Women With Lower Paying Jobs Struggling With Child Care

(AmericanProsperity.com) – Many women are experiencing difficulties when it comes to weighing their options for child care and what would work with their family and finances.

Nicole Slemp is one mom who has been having difficulties when finding childcare options that weren’t so expensive. She went from low-paying job to low-paying job before she found something she liked, but what she had to pay for childcare for her to work almost made it not worth it. She found the lowest options to be about fifteen hundred dollars with the average being about two thousand dollars a month for childcare.

She explained that between the two of them, she and her husband made too much to qualify for any government assistance and they found themselves weighing their options. Slemp felt like she had no choice, saying “I really didn’t want to quit my job.”

This issue is something that has been experienced all across the United States as high-quality childcare options are quite expensive. Not only this, but daycare options are also very hard to find as there are usually waitlists for months.

Statistics say that in 2022 one in ten young children had a parent who had to quit or drastically change their career because of childcare issues. Mothers are more often the parent that has to switch things up or quit to take care of their children.

Also, there is a big difference between women who have a four-year degree and those who don’t as the gap in employment rates continues to grow.

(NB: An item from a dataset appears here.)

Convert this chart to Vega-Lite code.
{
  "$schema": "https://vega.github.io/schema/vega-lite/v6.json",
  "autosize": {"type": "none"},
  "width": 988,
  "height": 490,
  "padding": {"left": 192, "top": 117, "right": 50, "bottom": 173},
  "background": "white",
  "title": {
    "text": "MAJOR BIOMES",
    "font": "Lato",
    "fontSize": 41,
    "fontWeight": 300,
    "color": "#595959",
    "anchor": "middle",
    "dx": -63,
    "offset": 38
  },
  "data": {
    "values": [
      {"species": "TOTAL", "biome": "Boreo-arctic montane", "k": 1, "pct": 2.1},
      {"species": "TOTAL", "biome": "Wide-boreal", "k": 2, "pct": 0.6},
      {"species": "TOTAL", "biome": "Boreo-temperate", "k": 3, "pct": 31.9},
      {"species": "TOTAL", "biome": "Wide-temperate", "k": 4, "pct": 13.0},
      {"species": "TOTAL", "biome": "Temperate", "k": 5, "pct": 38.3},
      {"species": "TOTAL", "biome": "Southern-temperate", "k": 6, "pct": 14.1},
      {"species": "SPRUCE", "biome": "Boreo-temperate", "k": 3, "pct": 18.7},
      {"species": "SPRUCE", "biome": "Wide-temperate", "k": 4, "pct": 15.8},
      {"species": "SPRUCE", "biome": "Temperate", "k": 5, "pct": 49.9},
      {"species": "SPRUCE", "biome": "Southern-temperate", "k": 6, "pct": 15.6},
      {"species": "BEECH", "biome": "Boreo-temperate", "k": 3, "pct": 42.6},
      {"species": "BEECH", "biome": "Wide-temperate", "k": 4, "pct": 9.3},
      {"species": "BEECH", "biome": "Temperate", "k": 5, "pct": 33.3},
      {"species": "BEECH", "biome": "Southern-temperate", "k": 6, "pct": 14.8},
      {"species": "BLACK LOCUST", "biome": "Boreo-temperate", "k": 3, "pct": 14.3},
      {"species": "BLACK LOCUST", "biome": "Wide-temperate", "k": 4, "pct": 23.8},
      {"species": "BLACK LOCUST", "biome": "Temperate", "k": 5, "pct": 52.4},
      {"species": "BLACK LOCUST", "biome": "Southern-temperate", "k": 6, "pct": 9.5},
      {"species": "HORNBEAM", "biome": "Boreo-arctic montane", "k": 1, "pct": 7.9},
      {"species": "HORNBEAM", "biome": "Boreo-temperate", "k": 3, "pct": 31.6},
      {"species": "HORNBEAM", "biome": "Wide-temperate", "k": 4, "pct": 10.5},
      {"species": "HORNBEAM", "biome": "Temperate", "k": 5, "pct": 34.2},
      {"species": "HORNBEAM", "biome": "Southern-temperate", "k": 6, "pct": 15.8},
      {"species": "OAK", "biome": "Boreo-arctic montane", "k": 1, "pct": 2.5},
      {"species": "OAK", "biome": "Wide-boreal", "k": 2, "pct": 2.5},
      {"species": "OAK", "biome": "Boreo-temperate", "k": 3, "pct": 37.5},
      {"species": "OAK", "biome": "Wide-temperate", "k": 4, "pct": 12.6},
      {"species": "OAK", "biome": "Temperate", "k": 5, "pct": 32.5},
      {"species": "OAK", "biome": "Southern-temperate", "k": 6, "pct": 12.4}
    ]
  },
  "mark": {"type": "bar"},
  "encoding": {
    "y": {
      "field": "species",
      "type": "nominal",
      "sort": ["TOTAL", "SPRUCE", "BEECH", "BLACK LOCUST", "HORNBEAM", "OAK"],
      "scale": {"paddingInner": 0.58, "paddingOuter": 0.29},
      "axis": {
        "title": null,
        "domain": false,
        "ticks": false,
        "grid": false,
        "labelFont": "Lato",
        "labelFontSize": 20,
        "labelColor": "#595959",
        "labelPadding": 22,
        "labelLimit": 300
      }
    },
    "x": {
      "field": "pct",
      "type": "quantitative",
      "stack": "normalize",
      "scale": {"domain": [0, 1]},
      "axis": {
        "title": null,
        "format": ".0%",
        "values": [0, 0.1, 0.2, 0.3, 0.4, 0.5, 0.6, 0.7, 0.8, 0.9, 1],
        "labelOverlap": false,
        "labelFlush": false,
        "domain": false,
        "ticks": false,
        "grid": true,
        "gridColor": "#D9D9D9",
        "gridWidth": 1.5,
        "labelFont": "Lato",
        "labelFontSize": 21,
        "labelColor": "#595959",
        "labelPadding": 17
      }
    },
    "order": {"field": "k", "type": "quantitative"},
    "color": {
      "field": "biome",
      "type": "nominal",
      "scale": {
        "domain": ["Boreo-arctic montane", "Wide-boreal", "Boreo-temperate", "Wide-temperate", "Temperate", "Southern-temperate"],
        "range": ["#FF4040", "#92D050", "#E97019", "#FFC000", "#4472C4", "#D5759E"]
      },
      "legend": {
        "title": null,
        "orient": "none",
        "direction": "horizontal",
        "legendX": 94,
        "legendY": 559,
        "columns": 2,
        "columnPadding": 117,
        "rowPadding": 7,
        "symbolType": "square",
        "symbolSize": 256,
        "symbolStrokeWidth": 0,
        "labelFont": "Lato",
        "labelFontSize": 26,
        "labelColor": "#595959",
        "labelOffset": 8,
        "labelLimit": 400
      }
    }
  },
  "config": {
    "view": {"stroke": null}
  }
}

This issue has affected households all over the country as childcare options are limited; if childcare falls through this often means that a parent would need to take time off or even be forced to leave a job altogether.

Jessica Calarco, a sociologist at the University of Wisconsin-Madison, said, “The stay-at-home moms in this country are disproportionately mothers who’ve been pushed out of the workforce because they don’t make enough to make it work financially to pay for child care.” Her research states that three-quarters of stay-at-home moms live in homes with incomes of less than fifty thousand dollars.